PMI's IQOS and cigarette ads in Israeli media: a content analysis across regulatory periods and target population subgroups

Document Type

Journal Article

Publication Date



Tobacco control




Advertising and Promotion; Electronic nicotine delivery devices; Surveillance and monitoring


BACKGROUND: IQOS, manufactured by Philip Morris International (PMI), is the highest selling heated tobacco product globally. IQOS went through several regulatory changes in Israel: from no oversight to minimal tobacco legislation, to progressive legislation that included a partial advertisement ban (exempting print media) and plain packaging. We examined how PMI's advertising messages changed during these regulatory periods for both IQOS and cigarettes. METHODS: Content analysis of PMI's IQOS and cigarette ads was performed using a predefined framework. Ad characteristics included regulatory period, target population, setting, product presentation, age and use restrictions, retail accessibility, additional detail cues (eg, QR code) and promotions.

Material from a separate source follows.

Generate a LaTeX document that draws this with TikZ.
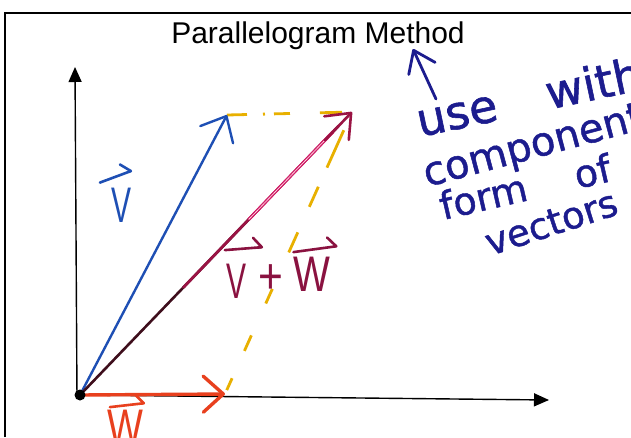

Ad themes included product features, legislation-related elements, social norms and comparative claims. Comparisons between IQOS and cigarette ads, and across regulatory periods, were examined using χ test or Fisher's exact test. RESULTS: The dataset included 125 IQOS ads and 71 cigarette ads. IQOS ads featured more age restrictions, retail accessibility and additional detail cues, compared with cigarette ads (93.6% vs 16.9%; 56.0% vs 0.0%; and 95.2% vs 33.8%, p<0.001 for all). Cigarette ads featured mostly price promotions (52.1% vs 10.1% of IQOS ads, p<0.001). The main ad themes were technology for IQOS (85.6%) and quality for cigarettes (50.7%). In later (vs earlier) restrictive regulatory periods, IQOS ads featured more direct comparisons to cigarettes, QR codes and indoor settings, and did not feature product packaging. CONCLUSIONS: IQOS advertisement content shifted as more restrictions went into effect, with several elements used to circumvent legislation. Findings from this study point to the necessity of a complete advertisement ban and ongoing marketing surveillance.